Anyway, enough basking, it could all have changed by the time you read this. I had better get on before an article about New Year resolutions looks very tired and irrelevant – a bit like the author. Self-deprecating or what?

6 Know all there is to know about the role of the private residence in financial planning.

The purchase of a residence, whether a first-time buy or a dream home, is often an incredibly emotional and fraught experience. Making it all possible financially through the provision of funds has high value attaching to it.

It is in facilitation of the purchase of a home that many long-standing and mutually-rewarding relationships are formed.

Advice will also be extremely relevant to those considering their property as their pension. However, the dangers of over-reliance on a single asset class, even when that asset class is property, must be made clear.

The practical difficulties also need to be considered when the property is one’s private residence. There is equity release but, if ever advice was needed in an area, equity release is it.

Maintaining our chronological approach, there is inheritance tax. Residential property is probably the single most important reason for the increase in the IHT yield. The increase in property values has been aided and abetted by hard legislation on lifetime giving, such as the gift with reservation provisions, the pre-owned assets tax and the more recent extension of the IHT relevant property regime to all trusts except bare trusts and trusts for the disabled.

As if all that were not enough to give advice on, there is the purchase of a second property. Being a know-all about financial planning with residential property is no bad thing.

7 Be an “in” and “at” retirement specialist. Most accept that this aspect of financial advice will be highly valued. You can give your clients more options for how to withdraw benefits by considering wrappers other than pure pension wrappers at the point of investment, where appropriate.

I stress where appropriate. But, subject to the ability to use tax-free cash from pensions, it is hard to go from a pension wrapper to a non-pension wrapper once you have accepted the “king’s shilling” in the form of initial tax relief.

Test yourself. Could you clearly articulate the currently available “at retirement” options for all your clients?

8 Use the Isa season to demonstrate your full bandwidth of financial planning skills.

These could include:

– How to protect Isas from IHT with protection plans in trust. Isas cannot, of course, be assigned and so cannot be made subject to trust.

– How to go beyond the Isa and still achieve taxfree returns using taper relief and the annual capital gains tax exemption in connection with an investment in collectives.

Just consider that if the annual exemption were £12,000 after 10 years, you could make a gain of £20,000, reduce it by 40 per cent taper relief to £12,000 and it would all be tax-free. A couple could make twice as much between them.

Consider the Suggs approach to Isa planning – one step beyond Isa … it’s madness.
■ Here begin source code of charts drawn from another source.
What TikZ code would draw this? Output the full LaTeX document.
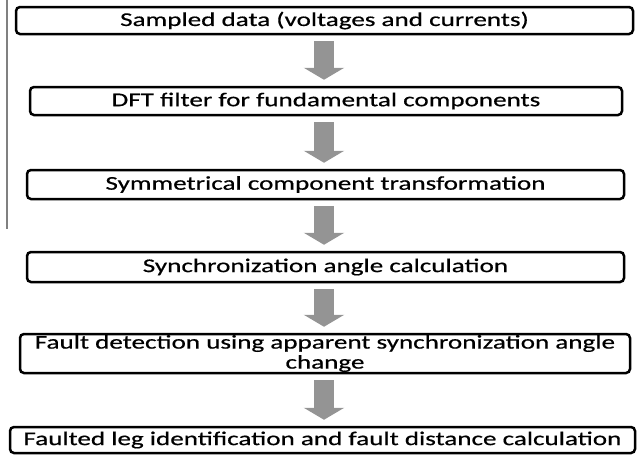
\documentclass[tikz,border=0pt]{standalone}
\usepackage{fontspec}
\setmainfont{Carlito}[FakeStretch=1.39,FakeBold=0.6]
\usepackage{tikz}
\usetikzlibrary{arrows.meta,positioning}

\tikzset{
  stepbox/.style={draw, line width=2.5pt, rounded corners=4pt, inner sep=0pt,
    align=center, font=\fontsize{19.5}{20}\selectfont},
  flowarrow/.style={draw=black!42, line width=20pt,
    -{Triangle[length=12pt,width=40pt]}, shorten <=6pt, shorten >=6pt}
}

\begin{document}
\begin{tikzpicture}[x=1pt,y=-1pt]
        \useasboundingbox (0,0) rectangle (637,456);
        \draw[black!50, line width=1.5pt] (7,0) -- (7,229);

        \node[stepbox, minimum width=617pt, minimum height=27pt] (data) at (324.5,20.5) {Sampled data (voltages and currents)};
        \node[stepbox, minimum width=592pt, minimum height=28pt] (dft) at (326,101) {DFT filter for fundamental components};
        \node[stepbox, minimum width=597pt, minimum height=29pt] (sym) at (325.5,184.5) {Symmetrical component transformation};
        \node[stepbox, minimum width=597pt, minimum height=30pt] (sync) at (325.5,267) {Synchronization angle calculation};
        \node[stepbox, minimum width=610pt, minimum height=39pt] (detect) at (325,353.5) {Fault detection using apparent synchronization angle\\change};
        \node[stepbox, minimum width=625pt, minimum height=26pt] (leg) at (322.5,440) {Faulted leg identification and fault distance calculation};

        \coordinate (mid) at (324,0);

        \draw[flowarrow] (data.south -| mid) -- (dft.north -| mid);
        \draw[flowarrow] (dft.south -| mid) -- (sym.north -| mid);
        \draw[flowarrow] (sym.south -| mid) -- (sync.north -| mid);
        \draw[flowarrow] (sync.south -| mid) -- (detect.north -| mid);
        \draw[flowarrow] (detect.south -| mid) -- (leg.north -| mid);
\end{tikzpicture}
\end{document}
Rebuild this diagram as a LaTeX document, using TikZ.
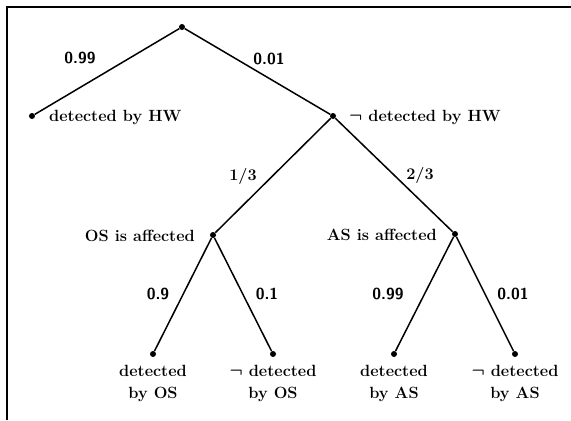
\documentclass[tikz,border=0pt]{standalone}
\usepackage{amsmath}
\begin{document}
\begin{tikzpicture}[x=1bp,y=-1bp,
  dot/.style={circle,fill=black,inner sep=0pt,minimum size=6bp},
  branch/.style={line width=1.5bp},
  txt/.style={inner sep=0pt,font=\fontsize{16.3}{22}\selectfont\bfseries\boldmath},
  prob/.style={inner sep=0pt,font=\fontsize{16}{19}\selectfont\sffamily\bfseries},
  frac/.style={txt},
  leaf/.style={txt,align=center,anchor=north}]
  \useasboundingbox (0,0) rectangle (571,420);
  % frame
  \draw[line width=1.8bp] (7,420) -- (7,7) -- (571,7);
  % tree vertices
  \node[dot] (r)   at (182,27)  {};
  \node[dot] (hw)  at (32,116)  {};
  \node[dot] (nhw) at (333,116) {};
  \node[dot] (os)  at (213,235) {};
  \node[dot] (as)  at (455,234) {};
  \node[dot] (l1)  at (153,354) {};
  \node[dot] (l2)  at (273,354) {};
  \node[dot] (l3)  at (394,354) {};
  \node[dot] (l4)  at (515,354) {};
  % branches
  \draw[branch] (r) -- (hw);
  \draw[branch] (r) -- (nhw);
  \draw[branch] (nhw) -- (os);
  \draw[branch] (nhw) -- (as);
  \draw[branch] (os) -- (l1);
  \draw[branch] (os) -- (l2);
  \draw[branch] (as) -- (l3);
  \draw[branch] (as) -- (l4);
  % probabilities
  \node[prob] (p1) at (80,58)   {0.99};
  \node[prob] (p2) at (269,59)  {0.01};
  \node[frac] (p3) at (243,176) {1/3};
  \node[frac] (p4) at (420,175) {2/3};
  \node[prob] (p5) at (158,294) {0.9};
  \node[prob] (p6) at (267,294) {0.1};
  \node[prob] (p7) at (388,294) {0.99};
  \node[prob] (p8) at (513,294) {0.01};
  % outcome labels
  \node[txt,anchor=west] (thw)  at (49,117)  {detected by HW};
  \node[txt,anchor=west] (tnhw) at (349,117) {$\neg$ detected by HW};
  \node[txt,anchor=east] (tos)  at (195,236) {OS is affected};
  \node[txt,anchor=east] (tas)  at (437,235) {AS is affected};
  \node[leaf] (t1) at (153,365) {detected\\by OS};
  \node[leaf] (t2) at (273,365) {$\neg$ detected\\by OS};
  \node[leaf] (t3) at (394,365) {detected\\by AS};
  \node[leaf] (t4) at (515,365) {$\neg$ detected\\by AS};
\end{tikzpicture}
\end{document}
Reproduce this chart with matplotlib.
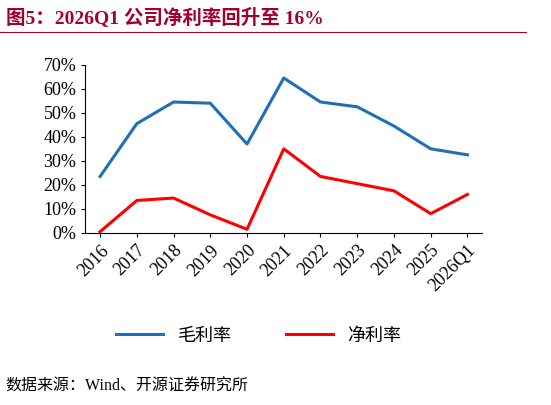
import matplotlib.pyplot as plt
from matplotlib.lines import Line2D

years = ['2016', '2017', '2018', '2019', '2020', '2021', '2022', '2023', '2024', '2025', '2026Q1']
gross = [23.5, 45.5, 54.5, 54.0, 37.0, 64.5, 54.5, 52.5, 44.5, 35.0, 32.5]
net = [0.5, 13.5, 14.5, 7.5, 1.5, 35.0, 23.5, 20.5, 17.5, 8.0, 16.0]

plt.rcParams['font.family'] = ['Times New Roman', 'Liberation Serif', 'Noto Sans CJK SC']
cjk = ['Liberation Serif', 'Noto Sans CJK SC']

fig = plt.figure(figsize=(5.51, 4.05), dpi=100)
ax = fig.add_axes([0.155, 0.425, 0.72, 0.415])

x = range(len(years))
ax.plot(x, gross, color='#1F6FB8', lw=2.2)
ax.plot(x, net, color='#FF0000', lw=2.2)
ax.set_ylim(0, 70)
ax.set_yticks(range(0, 71, 10))
ax.set_yticklabels([f'{v}%' for v in range(0, 71, 10)], fontsize=13)
ax.set_xlim(-0.4, len(years) - 0.6)
ax.set_xticks(list(x))
ax.set_xticklabels(years, rotation=45, ha='right', rotation_mode='anchor', fontsize=13)
for s in ['top', 'right']:
    ax.spines[s].set_visible(False)
ax.tick_params(direction='out', length=3)

handles = [Line2D([], [], color='#1F6FB8', lw=2.2), Line2D([], [], color='#FF0000', lw=2.2)]
fig.legend(handles, ['毛利率', '净利率'], loc='center', bbox_to_anchor=(0.47, 0.17), ncol=2,
           frameon=False, prop={'family': cjk, 'size': 13}, handlelength=2.6, columnspacing=3)

fig.text(0.01, 0.955, '图5：2026Q1 公司净利率回升至 16%', fontsize=14, fontweight='bold',
         color='#A5002A', family=cjk, va='center')
fig.add_artist(Line2D([0.0, 0.955], [0.92, 0.92], color='#A5002A', lw=0.8))
fig.text(0.01, 0.045, '数据来源：Wind、开源证券研究所', fontsize=11.5, family=cjk, va='center')

fig.savefig('out.png', dpi=100)
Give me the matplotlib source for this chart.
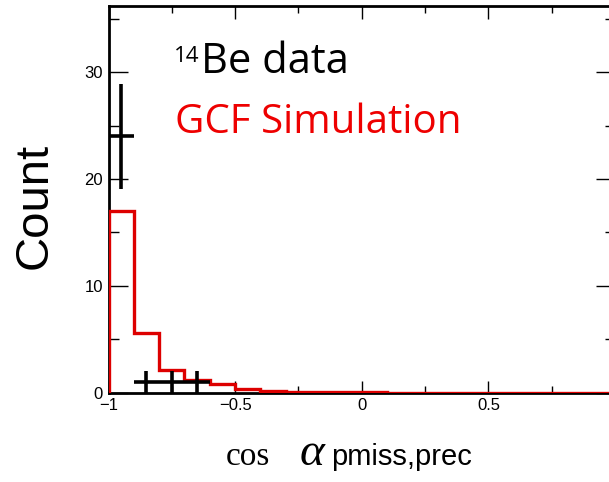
import numpy as np
import matplotlib
matplotlib.use("Agg")
import matplotlib.pyplot as plt
from matplotlib.ticker import MultipleLocator, FixedLocator

# GCF simulation histogram (bin edges and contents)
sim_edges = np.round(np.arange(-1.0, 1.0001, 0.1), 2)
sim_counts = [17.0, 5.6, 2.1, 1.2, 0.85, 0.3, 0.18, 0.04, 0.03, 0.02,
              0.02, 0.01, 0.01, 0.01, 0.0, 0.0, 0.0, 0.0, 0.0, 0.0]

# 14Be data points
data_x = [-0.95, -0.85, -0.75, -0.65]
data_y = [24, 1, 1, 1]
data_xerr = [0.05, 0.05, 0.05, 0.05]
data_yerr = [4.9, 1.0, 1.0, 1.0]

x_ticks = [-1, -0.5, 0, 0.5]
x_ticklabels = ["\u22121", "\u22120.5", "0", "0.5"]
y_ticks = [0, 10, 20, 30]

W, H = 609, 482
fig = plt.figure(figsize=(W / 100, H / 100), dpi=100)
left, right, top, bottom = 108.5, 615, 6, 392.7
ax = fig.add_axes([left / W, (H - bottom) / H, (right - left) / W, (bottom - top) / H])

ax.stairs(sim_counts, sim_edges, color="#dd0000", lw=2.4, zorder=3)
ax.errorbar(data_x, data_y, xerr=data_xerr, yerr=data_yerr, fmt="none",
            ecolor="black", elinewidth=2.6, capsize=0, zorder=4)

ax.set_xlim(-1, 1)
ax.set_ylim(0, 36.2)
ax.xaxis.set_major_locator(FixedLocator(x_ticks))
ax.set_xticklabels(x_ticklabels)
ax.xaxis.set_minor_locator(MultipleLocator(0.25))
ax.set_yticks(y_ticks)
ax.yaxis.set_minor_locator(MultipleLocator(5))

for s in ax.spines.values():
    s.set_linewidth(2.0)
ax.tick_params(which="both", direction="in", top=True, right=True,
               labelsize=12, width=1.0, colors="black", pad=4)
ax.tick_params(which="major", length=14)
ax.tick_params(which="minor", length=7)
ax.tick_params(axis="x", which="major", length=9)
ax.tick_params(axis="x", which="minor", length=5)
for lab in ax.get_xticklabels() + ax.get_yticklabels():
    lab.set_family("Liberation Sans")

# legend-style labels
fig.text(174 / W, (H - 62) / H, "14", fontsize=16, family="Open Sans",
         color="black", va="baseline", ha="left")
fig.text(201 / W, (H - 73) / H, "Be data", fontsize=30, family="Open Sans",
         color="black", va="baseline", ha="left")
fig.text(175 / W, (H - 133) / H, "GCF Simulation", fontsize=29,
         family="Open Sans", color="#ee0000", va="baseline", ha="left")

fig.text(13 / W, (H - 206) / H, "Count", rotation=90, fontsize=34,
         family="Liberation Sans", ha="left", va="center")

# x-axis title: cos alpha with a sans-serif subscript
fig.text(226 / W, 17 / H, "cos", fontsize=24, family="Liberation Serif",
         va="baseline", ha="left")
fig.text(300 / W, 17 / H, "\u03b1", fontsize=34, family="Liberation Serif",
         style="italic", va="baseline", ha="left")
fig.text(331 / W, 17 / H, "pmiss,prec", fontsize=21, family="Liberation Sans",
         va="baseline", ha="left")

fig.savefig("out.png", dpi=100)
Then there is the “children’s Isa”. Impossible, in fact, but designating non-Isa funds for children or holding them in bare trust for children can achieve a similar outcome. Such trusts will usually be at a level below which they have adverse IHT consequences if a bare trust for a minor is a settlement for IHT. This, of course, is the latest HMRC view which is still under review at time of writing.

The next two New Year resolutions are purely motivational so get positive stuff up and running for 2007 and go for it.

9 You are what you know so know more.

This is very simple, this one. Commit at least 30 minutes a day to knowing more about more – provided it is relevant to what you do, of course.

I once heard a now retired life company chief executive extol the virtues of a constant expansion of what you know in your field. “Know more and more about more and more,” he said. “If you do not, you are in danger of knowing more and more about less and less until you know everything about nothing.” There’s something in it.

10 Be proactive.

I have to be grateful to Steven Covey for this one. This could even be the springboard for another number-based series of articles, this time involving seven things – all habits.

But it has been done before and very, very well at that. Have a great year. I am off to sharpen a saw or two.